I really liked Heavy Rain. I don't get how Beyond: Two Souls is any good compared to it but more importantly to almost any major-release out there. I don't remember playing a major-release game so deeply flawed in so many different ways as this one. As so many have mentioned, the combat is atrocious (every review mentions this as a major flaw right out of the gate), but a lot of times you don't even realize you're in combat or that you're supposed to be responding to something until it's already happened. Physical interaction with the environment is the most on-rails experience I've seen in a long time, where you often simply cannot move in a direction you're not supposed to go to reach your objective and initiating combat is not always even an option. And in combat, no matter what happens to you, you always end up in the same place eventually. I replayed a chapter because I had done SO badly in what I didn't even realize was sort of a combat action scene until I was halfway though it and I had already botched it royally and gotten apprehended, then did well on the second go-through but a few minutes later was in the same outcome. The game is like that throughout where you get to make choices, but no matter what choices you make the outcomes end up being the same. Additionally, the central conceit, the bond of Jodie and Aidan, is handled so inconsistently that it's really just ridiculous.
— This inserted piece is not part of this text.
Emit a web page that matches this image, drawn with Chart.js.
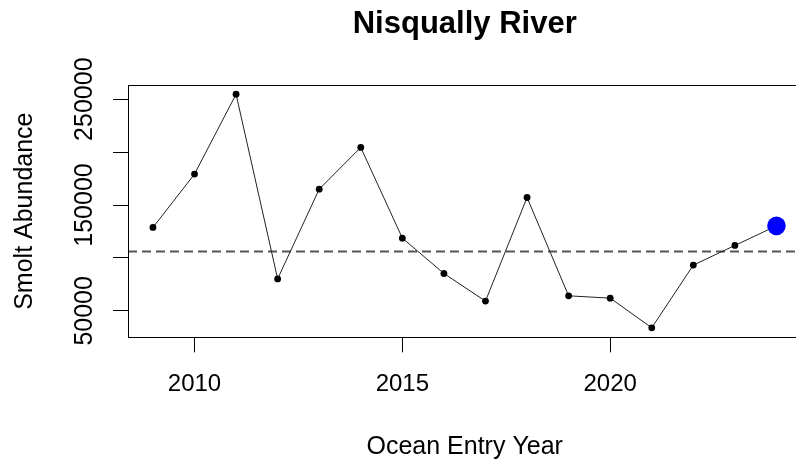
<!DOCTYPE html>
<html>
<head>
<meta charset="utf-8">
<title>Nisqually River</title>
<script src="https://cdn.jsdelivr.net/npm/chart.js@4.4.1/dist/chart.umd.min.js"></script>
<style>
  html, body { margin:0; padding:0; background:#fff; overflow:hidden; }
</style>
</head>
<body>
<canvas id="chart" width="804" height="462"></canvas>
<script>
// values
const years  = [2009, 2010, 2011, 2012, 2013, 2014, 2015, 2016, 2017, 2018, 2019, 2020, 2021, 2022, 2023, 2024];
const smolts = [128800, 179200, 254700, 80200, 165000, 204400, 118700, 85300, 59200, 157100, 64200, 62000, 34000, 93200, 111800, 130300];
const refLine = 106400;           // dashed horizontal line
const xTicks = [2010, 2015, 2020];
const yTicks = [50000, 100000, 150000, 200000, 250000];
const yTickLabels = ['50000', '', '150000', '', '250000'];
const xRange = [2008.4, 2024.6];
const yRange = [25000, 263400];

const FONT = "'Liberation Sans', Arial, sans-serif";
const lastIdx = years.length - 1;

// box, dashed line and rotated y labels (R style)
const rPlot = {
  id: 'rPlot',
  beforeDatasetsDraw(chart){
    const {ctx, chartArea:a, scales} = chart;
    const y = Math.round(scales.y.getPixelForValue(refLine)) + 0.5;
    ctx.save();
    ctx.strokeStyle = '#555';
    ctx.lineWidth = 2;
    ctx.setLineDash([9, 5]);
    ctx.beginPath(); ctx.moveTo(a.left, y); ctx.lineTo(a.right, y); ctx.stroke();
    ctx.restore();
  },
  afterDraw(chart){
    const {ctx, chartArea:a, scales} = chart;
    ctx.save();
    ctx.strokeStyle = '#000';
    ctx.lineWidth = 1;
    ctx.strokeRect(Math.round(a.left)+0.5, Math.round(a.top)+0.5, Math.round(a.right-a.left), Math.round(a.bottom-a.top));
    // y tick labels, parallel to axis
    ctx.fillStyle = '#000';
    ctx.font = '25px ' + FONT;
    ctx.textAlign = 'center';
    ctx.textBaseline = 'alphabetic';
    scales.y.ticks.forEach(t => {
      if(!t.label) return;
      const py = scales.y.getPixelForValue(t.value);
      ctx.save();
      ctx.translate(92, py);
      ctx.rotate(-Math.PI/2);
      ctx.fillText(t.label, 0, 0);
      ctx.restore();
    });
    ctx.restore();
  }
};

new Chart(document.getElementById('chart'), {
  type: 'line',
  data: {
    datasets: [{
      data: years.map((yr, i) => ({x: yr, y: smolts[i]})),
      borderColor: '#222',
      borderWidth: 1,
      tension: 0,
      pointRadius: c => c.dataIndex === lastIdx ? 9.3 : 3.4,
      pointBackgroundColor: c => c.dataIndex === lastIdx ? '#0000ff' : '#000',
      pointBorderWidth: 0,
      clip: false
    }]
  },
  options: {
    responsive: false,
    animation: false,
    devicePixelRatio: 1,
    layout: { autoPadding: false, padding: { left: 0, top: 0, right: 2.6, bottom: 0 } },
    plugins: {
      legend: { display: false },
      tooltip: { enabled: false },
      title: {
        display: true,
        text: 'Nisqually River',
        fullSize: false,
        color: '#000',
        font: { family: FONT, size: 31, weight: 'bold' },
        padding: { top: 5.8, bottom: 42 }
      }
    },
    scales: {
      x: {
        type: 'linear',
        min: xRange[0], max: xRange[1],
        afterBuildTicks: s => { s.ticks = xTicks.map(v => ({value: v})); },
        afterFit: s => { s.height = 124.7; },
        grid: { drawOnChartArea: false, drawTicks: true, tickLength: 15, color: '#000', lineWidth: 1 },
        border: { display: false },
        ticks: { color: '#000', font: { family: FONT, size: 24 }, padding: 18, maxRotation: 0, callback: v => String(v) },
        title: { display: true, text: 'Ocean Entry Year', color: '#000', font: { family: FONT, size: 25 }, padding: { top: 0, bottom: 0 } }
      },
      y: {
        type: 'linear',
        min: yRange[0], max: yRange[1],
        afterBuildTicks: s => { s.ticks = yTicks.map(v => ({value: v})); },
        afterFit: s => { s.width = 128; },
        grid: { drawOnChartArea: false, drawTicks: true, tickLength: 15, color: '#000', lineWidth: 1 },
        border: { display: false },
        ticks: { display: false, callback: (v, i) => yTickLabels[i] },
        title: { display: true, text: 'Smolt Abundance', color: '#000', font: { family: FONT, size: 25 }, padding: { top: 10, bottom: 0 } }
      }
    }
  },
  plugins: [rPlot]
});
</script>
</body>
</html>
In one chapter Aidan will be able to go through ceilings and floors to travel multiple levels or rooms away from Jodie, in others, he can't leave the room you're in (and of course, at other times you mysteriously have no access to Aidan at all). Generally, when you use Aidan there is only one thing he can do (strangle that guy, knock over a lamp, change the station on the radio. And most of the game you have no choice as to what he will do, there will either be only one option available, so there's no imagination to the game. In many cases where there were choices, I missed them and yet the story moved right along anyway. One reviewer described it as "the most passive gaming experience" she'd ever had and said, since the game promises to be all about choice but you have so few choices and none of them actually effect outcomes, it would have been more interesting to just watch a movie of the story and save 8 1/2 hours. I concur.
Anyway, I obviously kinda hated it, I felt it wasted too much of my time. I considered quitting it much earlier but then there was the chapter with the Navajo and the demon and that was at least a little pearl in this big sack of oyster shells.